— Data section —

_ _ _ _ _

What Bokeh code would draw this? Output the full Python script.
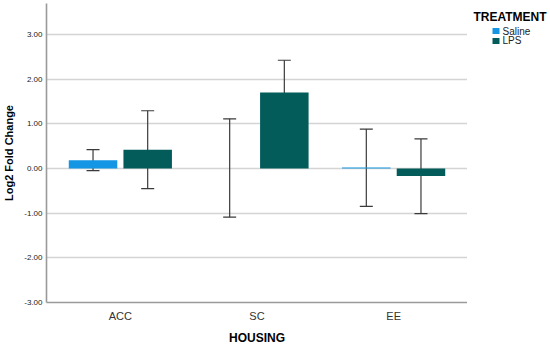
from bokeh.plotting import figure
from bokeh.layouts import row
from bokeh.models import (ColumnDataSource, FactorRange, Whisker, TeeHead,
                          FixedTicker, NumeralTickFormatter, Range1d)
from bokeh.core.properties import value
from bokeh.transform import dodge
from bokeh.embed import file_html
from bokeh.resources import INLINE

housing = ["ACC", "SC", "EE"]
saline_mean = [0.18, 0.0, 0.02]
saline_lower = [-0.05, -1.09, -0.85]
saline_upper = [0.42, 1.11, 0.88]
lps_mean = [0.42, 1.70, -0.17]
lps_lower = [-0.45, 0.99, -1.01]
lps_upper = [1.29, 2.42, 0.66]
treatments = ["Saline", "LPS"]
legend_title = "TREATMENT"
y_ticks = [-3, -2, -1, 0, 1, 2, 3]

FONT = "Liberation Sans"
SALINE_C = "#1496e4"
LPS_C = "#035c59"
COLORS = [SALINE_C, LPS_C]

p = figure(width=467, height=347, output_backend="svg", toolbar_location=None,
           x_range=FactorRange(factors=housing, range_padding=0.027),
           y_range=Range1d(-3.0, 3.69))
p.min_border_top = 3
p.min_border_bottom = 43
p.min_border_left = 46
p.min_border_right = 0
p.outline_line_color = None

src_s = ColumnDataSource(dict(housing=housing, mean=saline_mean, lower=saline_lower, upper=saline_upper))
src_l = ColumnDataSource(dict(housing=housing, mean=lps_mean, lower=lps_lower, upper=lps_upper))

off = 0.2
bw = 0.355
p.vbar(x=dodge("housing", -off, range=p.x_range), top="mean", bottom=0, width=bw,
       source=src_s, fill_color=SALINE_C, line_color=None)
p.vbar(x=dodge("housing", off, range=p.x_range), top="mean", bottom=0, width=bw,
       source=src_l, fill_color=LPS_C, line_color=None)

for src, o in ((src_s, -off), (src_l, off)):
    w = Whisker(base=dodge("housing", o, range=p.x_range), upper="upper", lower="lower", source=src,
                line_color="#3a3a3a", line_width=1.2,
                upper_head=TeeHead(size=13, line_color="#3a3a3a", line_width=1.2),
                lower_head=TeeHead(size=13, line_color="#3a3a3a", line_width=1.2))
    p.add_layout(w)

# axes
p.xgrid.grid_line_color = None
p.ygrid.grid_line_color = "#d4d4d4"
p.ygrid.grid_line_width = 1.3
p.ygrid.ticker = FixedTicker(ticks=y_ticks)

p.yaxis.ticker = FixedTicker(ticks=y_ticks)
p.yaxis.formatter = NumeralTickFormatter(format="0.00")
p.yaxis.major_tick_line_color = None
p.yaxis.minor_tick_line_color = None
p.yaxis.major_tick_out = 0
p.yaxis.major_tick_in = 0
p.yaxis.minor_tick_out = 0
p.yaxis.major_label_text_font = FONT
p.yaxis.major_label_text_font_size = "8px"
p.yaxis.major_label_text_color = "#222222"
p.yaxis.major_label_standoff = 4
p.yaxis.axis_line_color = "#9a9a9a"
p.yaxis.axis_line_width = 1.6
p.yaxis.axis_label = "Log2 Fold Change"
p.yaxis.axis_label_text_font = FONT
p.yaxis.axis_label_text_font_size = "11px"
p.yaxis.axis_label_text_font_style = "bold"
p.yaxis.axis_label_text_color = "#000000"
p.yaxis.axis_label_standoff = 6

p.xaxis.major_tick_line_color = None
p.xaxis.minor_tick_line_color = None
p.xaxis.major_tick_out = 0
p.xaxis.major_tick_in = 0
p.xaxis.minor_tick_out = 0
p.xaxis.major_label_text_font = FONT
p.xaxis.major_label_text_font_size = "11px"
p.xaxis.major_label_text_color = "#333333"
p.xaxis.major_label_standoff = 7
p.xaxis.axis_line_color = "#9a9a9a"
p.xaxis.axis_line_width = 1.6
p.xaxis.axis_label = "HOUSING"
p.xaxis.axis_label_text_font = FONT
p.xaxis.axis_label_text_font_size = "12px"
p.xaxis.axis_label_text_font_style = "bold"
p.xaxis.axis_label_text_color = "#000000"
p.xaxis.axis_label_standoff = 6

# legend panel: a small figure whose data units equal pixels (y downward)
LW, LH = 83, 347
lg = figure(width=LW, height=LH, output_backend="svg", toolbar_location=None,
            x_axis_type=None, y_axis_type=None,
            x_range=Range1d(0, LW), y_range=Range1d(LH, 0))
lg.min_border_top = 0
lg.min_border_bottom = 0
lg.min_border_left = 0
lg.min_border_right = 0
lg.outline_line_color = None
lg.xgrid.grid_line_color = None
lg.ygrid.grid_line_color = None

title_x, title_y = 6, 7
sw_x, sw_y0, sw_step, sw_size = 28.5, 32, 11.5, 7
lab_x = 35
n = len(treatments)
leg_src = ColumnDataSource(dict(
    label=treatments, color=COLORS[:n],
    sx=[sw_x] * n, ty=[sw_y0 + i * sw_step for i in range(n)], lx=[lab_x] * n))
lg.rect(x="sx", y="ty", width=sw_size, height=sw_size, source=leg_src,
        fill_color="color", line_color=None)
lg.text(x="lx", y="ty", text="label", source=leg_src, text_font=value(FONT),
        text_font_size="10px", text_color="#222222", text_baseline="middle", text_align="left")
lg.text(x=[title_x], y=[title_y], text=[legend_title], text_font=value(FONT),
        text_font_size="12px", text_font_style="bold", text_color="#000000",
        text_baseline="top", text_align="left")

layout = row(p, lg, spacing=0)
open("out.html", "w").write(file_html(layout, INLINE))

_ _ _ _ _

Quote the listing above in full, except for the pictures.

What Bokeh code would draw this? Output the full Python script.
from bokeh.plotting import figure
from bokeh.layouts import row
from bokeh.models import (ColumnDataSource, FactorRange, Whisker, TeeHead,
                          FixedTicker, NumeralTickFormatter, Range1d)
from bokeh.core.properties import value
from bokeh.transform import dodge
from bokeh.embed import file_html
from bokeh.resources import INLINE

housing = ["ACC", "SC", "EE"]
saline_mean = [0.18, 0.0, 0.02]
saline_lower = [-0.05, -1.09, -0.85]
saline_upper = [0.42, 1.11, 0.88]
lps_mean = [0.42, 1.70, -0.17]
lps_lower = [-0.45, 0.99, -1.01]
lps_upper = [1.29, 2.42, 0.66]
treatments = ["Saline", "LPS"]
legend_title = "TREATMENT"
y_ticks = [-3, -2, -1, 0, 1, 2, 3]

FONT = "Liberation Sans"
SALINE_C = "#1496e4"
LPS_C = "#035c59"
COLORS = [SALINE_C, LPS_C]

p = figure(width=467, height=347, output_backend="svg", toolbar_location=None,
           x_range=FactorRange(factors=housing, range_padding=0.027),
           y_range=Range1d(-3.0, 3.69))
p.min_border_top = 3
p.min_border_bottom = 43
p.min_border_left = 46
p.min_border_right = 0
p.outline_line_color = None

src_s = ColumnDataSource(dict(housing=housing, mean=saline_mean, lower=saline_lower, upper=saline_upper))
src_l = ColumnDataSource(dict(housing=housing, mean=lps_mean, lower=lps_lower, upper=lps_upper))

off = 0.2
bw = 0.355
p.vbar(x=dodge("housing", -off, range=p.x_range), top="mean", bottom=0, width=bw,
       source=src_s, fill_color=SALINE_C, line_color=None)
p.vbar(x=dodge("housing", off, range=p.x_range), top="mean", bottom=0, width=bw,
       source=src_l, fill_color=LPS_C, line_color=None)

for src, o in ((src_s, -off), (src_l, off)):
    w = Whisker(base=dodge("housing", o, range=p.x_range), upper="upper", lower="lower", source=src,
                line_color="#3a3a3a", line_width=1.2,
                upper_head=TeeHead(size=13, line_color="#3a3a3a", line_width=1.2),
                lower_head=TeeHead(size=13, line_color="#3a3a3a", line_width=1.2))
    p.add_layout(w)

# axes
p.xgrid.grid_line_color = None
p.ygrid.grid_line_color = "#d4d4d4"
p.ygrid.grid_line_width = 1.3
p.ygrid.ticker = FixedTicker(ticks=y_ticks)

p.yaxis.ticker = FixedTicker(ticks=y_ticks)
p.yaxis.formatter = NumeralTickFormatter(format="0.00")
p.yaxis.major_tick_line_color = None
p.yaxis.minor_tick_line_color = None
p.yaxis.major_tick_out = 0
p.yaxis.major_tick_in = 0
p.yaxis.minor_tick_out = 0
p.yaxis.major_label_text_font = FONT
p.yaxis.major_label_text_font_size = "8px"
p.yaxis.major_label_text_color = "#222222"
p.yaxis.major_label_standoff = 4
p.yaxis.axis_line_color = "#9a9a9a"
p.yaxis.axis_line_width = 1.6
p.yaxis.axis_label = "Log2 Fold Change"
p.yaxis.axis_label_text_font = FONT
p.yaxis.axis_label_text_font_size = "11px"
p.yaxis.axis_label_text_font_style = "bold"
p.yaxis.axis_label_text_color = "#000000"
p.yaxis.axis_label_standoff = 6

p.xaxis.major_tick_line_color = None
p.xaxis.minor_tick_line_color = None
p.xaxis.major_tick_out = 0
p.xaxis.major_tick_in = 0
p.xaxis.minor_tick_out = 0
p.xaxis.major_label_text_font = FONT
p.xaxis.major_label_text_font_size = "11px"
p.xaxis.major_label_text_color = "#333333"
p.xaxis.major_label_standoff = 7
p.xaxis.axis_line_color = "#9a9a9a"
p.xaxis.axis_line_width = 1.6
p.xaxis.axis_label = "HOUSING"
p.xaxis.axis_label_text_font = FONT
p.xaxis.axis_label_text_font_size = "12px"
p.xaxis.axis_label_text_font_style = "bold"
p.xaxis.axis_label_text_color = "#000000"
p.xaxis.axis_label_standoff = 6

# legend panel: a small figure whose data units equal pixels (y downward)
LW, LH = 83, 347
lg = figure(width=LW, height=LH, output_backend="svg", toolbar_location=None,
            x_axis_type=None, y_axis_type=None,
            x_range=Range1d(0, LW), y_range=Range1d(LH, 0))
lg.min_border_top = 0
lg.min_border_bottom = 0
lg.min_border_left = 0
lg.min_border_right = 0
lg.outline_line_color = None
lg.xgrid.grid_line_color = None
lg.ygrid.grid_line_color = None

title_x, title_y = 6, 7
sw_x, sw_y0, sw_step, sw_size = 28.5, 32, 11.5, 7
lab_x = 35
n = len(treatments)
leg_src = ColumnDataSource(dict(
    label=treatments, color=COLORS[:n],
    sx=[sw_x] * n, ty=[sw_y0 + i * sw_step for i in range(n)], lx=[lab_x] * n))
lg.rect(x="sx", y="ty", width=sw_size, height=sw_size, source=leg_src,
        fill_color="color", line_color=None)
lg.text(x="lx", y="ty", text="label", source=leg_src, text_font=value(FONT),
        text_font_size="10px", text_color="#222222", text_baseline="middle", text_align="left")
lg.text(x=[title_x], y=[title_y], text=[legend_title], text_font=value(FONT),
        text_font_size="12px", text_font_style="bold", text_color="#000000",
        text_baseline="top", text_align="left")

layout = row(p, lg, spacing=0)
open("out.html", "w").write(file_html(layout, INLINE))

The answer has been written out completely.